Conditions in the trucking industry in the first half of the year remained “poor or continued to deteriorate,” Michael Baudendistel, an analyst who follows the transportation, logistics and equipment industries for Stifel Nicolaus, said in a report to investors.
That’s showing up in fewer sales of big-rigs. June orders for Class 8 trucks declined 35 percent year-over-year, according to data from ACT Research.
Declining freight demand combined with expansion in the industry in the past year have hurt profitability for several trucking companies, analysts said.
JB Hunt Transport Services on Monday reported mixed second-quarter results and cut its outlook for revenue and income for 2016 due to declining rates it could charge customers.
The company said its second-quarter operating income fell 9 percent versus the same timeframe a year earlier as rate-per-loaded-mile revenue declined 5 percent. The company said it increased the size of its fleet, but that was offset by lower rates, increased driver costs, higher independent contractor expenses and increased maintenance.
The Lowell, Arkansas-based carrier said revenue rose 5 percent to $1.62 billion. The company’s shares fell 4.7 percent to close at $81.27 Monday.
“Right now, capacity is somewhat loose because of lackluster freight demand and industry fleet expansion over the past year,” said Matthew Young, an analyst at Morningstar in Chicago. “Implied growth rates for some trucking stocks still seem to be hovering on the optimistic side.”
Shipping volumes fell about 6 percent year-over-year in May, according to Cass Freight Index Report. Tonnage was down for all modes of transportation including trucking and rail, the report said.

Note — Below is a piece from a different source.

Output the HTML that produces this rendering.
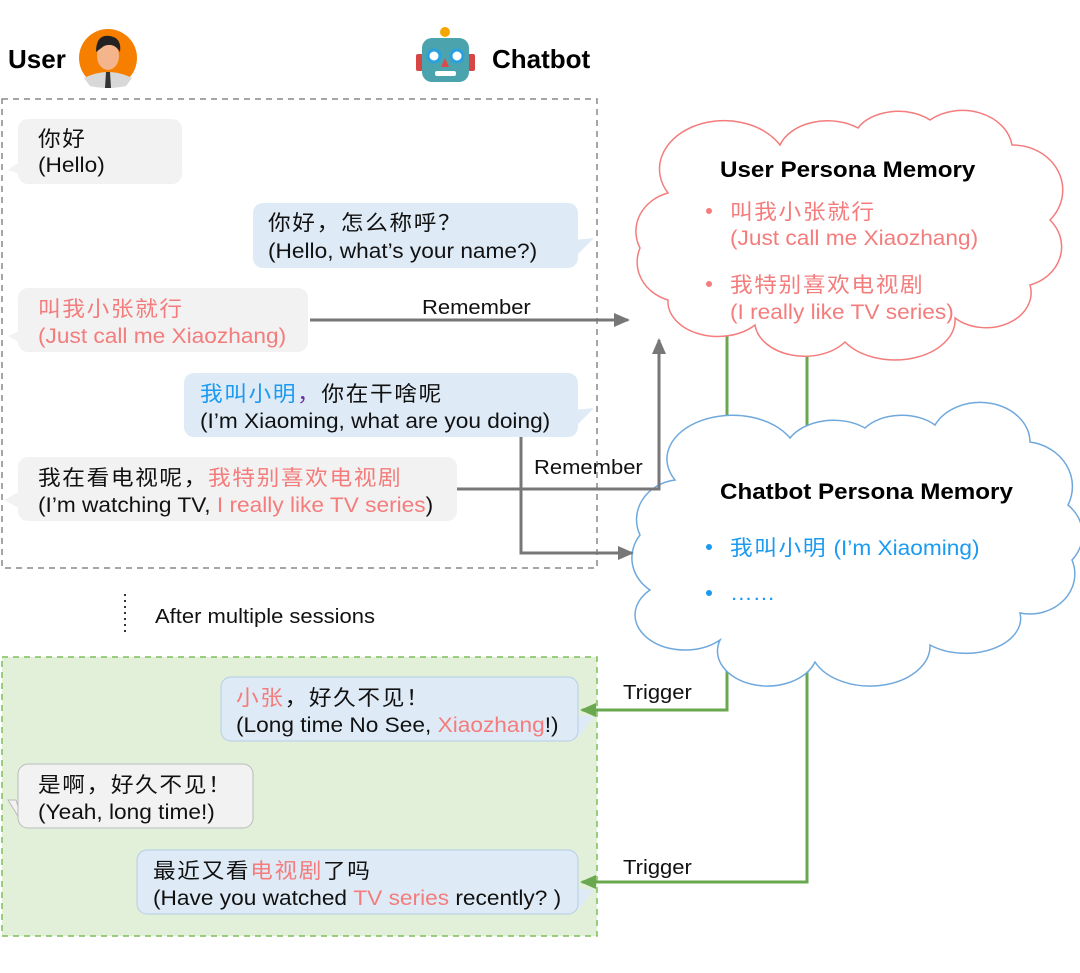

“This year we have failed to see the robust growth in shipments that we expect to see this time of year,” Cass said. “Truck tonnage continues to slide for both linehaul and spot markets.

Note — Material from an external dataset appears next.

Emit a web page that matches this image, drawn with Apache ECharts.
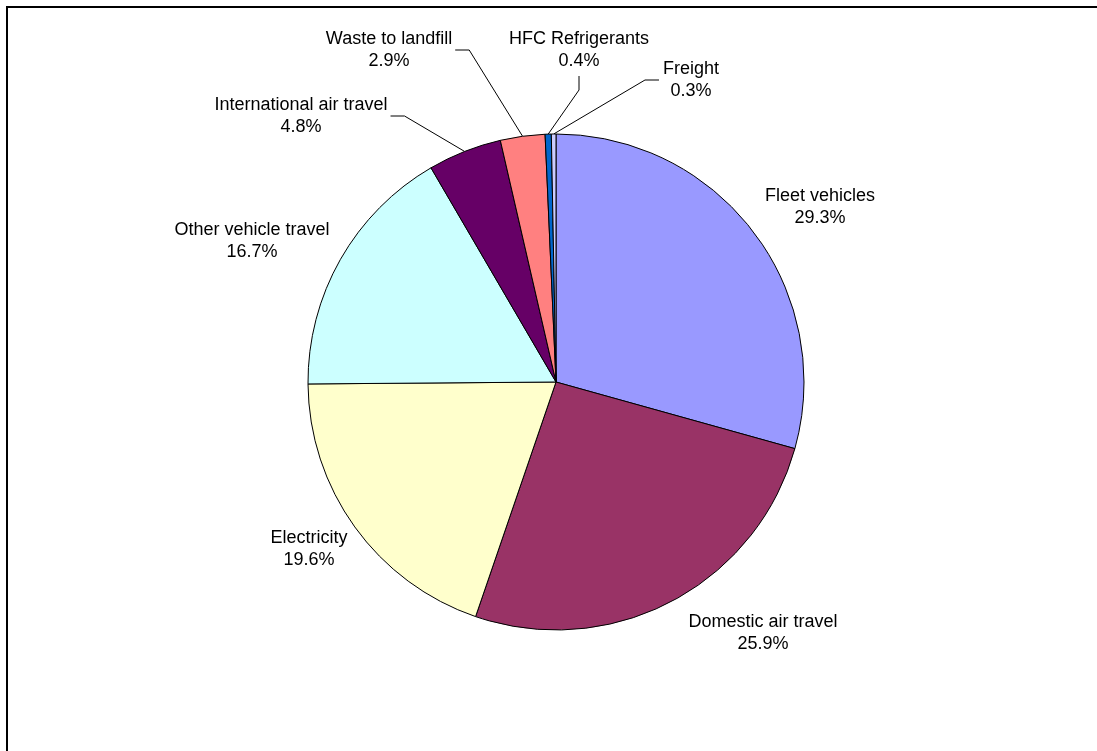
<!DOCTYPE html>
<html><head><meta charset="utf-8">
<script src="https://cdn.jsdelivr.net/npm/echarts@6/dist/echarts.min.js"></script>
<style>html,body{margin:0;padding:0;background:#fff}#c{width:1097px;height:751px}</style>
</head><body><div id="c"></div>
<script>
const categories = ['Fleet vehicles','Domestic air travel','Electricity','Other vehicle travel','International air travel','Waste to landfill','HFC Refrigerants','Freight'];
const shares = [29.3, 25.9, 19.6, 16.7, 4.8, 2.9, 0.4, 0.3];
const colors = ['#9999FF','#993366','#FFFFCC','#CCFFFF','#660066','#FF8080','#0066CC','#CCCCFF'];

// text placement of the data labels (layout only)
const labelCenters = [[820,207],[763,633],[309,549],[252,241],[301,116],[389,50],[579,50],[691,80]];
const leaderSide = [null,null,null,null,'right','right','bottom','left'];

const CX = 556, CY = 382, R = 248;
const total = shares.reduce((a,b)=>a+b,0);

const chart = echarts.init(document.getElementById('c'));
chart.setOption({
  animation: false,
  graphic: [{type:'rect', silent:true, shape:{x:7, y:7, width:1300, height:1000}, style:{fill:'none', stroke:'#000', lineWidth:2}}],
  series: [{
    type: 'pie',
    center: [CX, CY],
    radius: R,
    startAngle: 90,
    clockwise: true,
    avoidLabelOverlap: false,
    itemStyle: {borderColor:'#000', borderWidth:1},
    emphasis: {disabled: true},
    label: {
      show: true, position: 'outside',
      formatter: p => p.name + '\n' + p.value.toFixed(1) + '%',
      fontFamily: 'Liberation Sans, Arial, sans-serif', fontSize: 18, color: '#000', lineHeight: 22
    },
    labelLine: {show: true, length: 10, length2: 10, lineStyle: {color:'#000', width:1}},
    data: categories.map((n,i) => ({
      name: n, value: shares[i],
      itemStyle: {color: colors[i]},
      labelLine: {show: leaderSide[i] !== null}
    })),
    labelLayout: function (p) {
      const i = p.dataIndex;
      const cx = labelCenters[i][0], cy = labelCenters[i][1];
      const w = p.labelRect.width, h = p.labelRect.height;
      const out = {x: cx, y: cy, align: 'center', verticalAlign: 'middle'};
      const side = leaderSide[i];
      if (side) {
        let start;
        if (p.labelLinePoints && p.labelLinePoints[0]) {
          start = p.labelLinePoints[0];
        } else {
          let before = 0; for (let k = 0; k < i; k++) before += shares[k];
          const a = (before + shares[i]/2) / total * 2 * Math.PI;
          start = [CX + R*Math.sin(a), CY - R*Math.cos(a)];
        }
        let end, bend;
        if (side === 'right') { end = [cx + w/2 + 3, cy]; bend = [end[0] + 14, cy]; }
        else if (side === 'left') { end = [cx - w/2 - 4, cy]; bend = [end[0] - 14, cy]; }
        else { end = [cx, cy + h/2 + 4]; bend = [cx, end[1] + 14]; }
        out.labelLinePoints = [start, bend, end];
      }
      return out;
    }
  }]
});
</script>
</body></html>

However, it’s not all bad news for the trucking industry as some carriers are optimistic about tighter truckload capacity in coming months due to regulations involving electronic logging devices, which must be installed by the end of next year, Young said.
“Tighter capacity usually translates into better pricing power for asset-based truckers, especially large, capable operators,” he said. “ELDs more-accurately enforce government hours-of-service rules, and thus tend to reduce carriers’ productivity when initially installed. The reason many expect tighter capacity is a large portion of the small carrier base has yet to install them.”
Larger fleets and decreased freight demand are also hurting truck manufacturers.
Orders for trucks in the biggest Class 8 weight segment fell to 14,300 in June, the lowest since the third quarter of 2010, Baudendistel said. Stifel Nicolaus pegged 2016 production at 230,000 units, down 29 percent year-over-year. It expects 2017 output of 205,000 trucks.
ACT Research was a bit more optimistic, projecting 2016 production at 236,000 and 2017 output at 214,000.
“We are leaving our Class 8 production estimates unchanged, though we believe recent data continue to indicate there is more risk to the downside than the upside for production estimates in 2016 and beyond,” Baudendistel said. “Orders have gotten progressively worse as the year has gone on.”
Navistar, which last month reported its first quarterly profit three years, is Stifel’s least-favorite truck builder, Baudendistel said.
“I am skeptical of the company’s ability to gain market share in an environment where fewer equipment orders means that there is excess capacity for production all the competing OEMs,” he said.
Orders for medium duty, or Class 5 to 7 weight segment trucks dropped 15 percent month-over-month and 1 percent year-over-year, ACT said. Combined with the sharp decline in Class 8 vehicles, an investment in trucking companies look iffy at best, Baudendistel said.
“We believe the Class 8 data was as bad as expected, and should not be a significant surprise to the market,” he said. “We continue to believe there is more risk to the downside than upside in the next few years, especially for those names that are most exposed to the North American heavy duty cycle, and that consensus industry production estimates are likely optimistic.”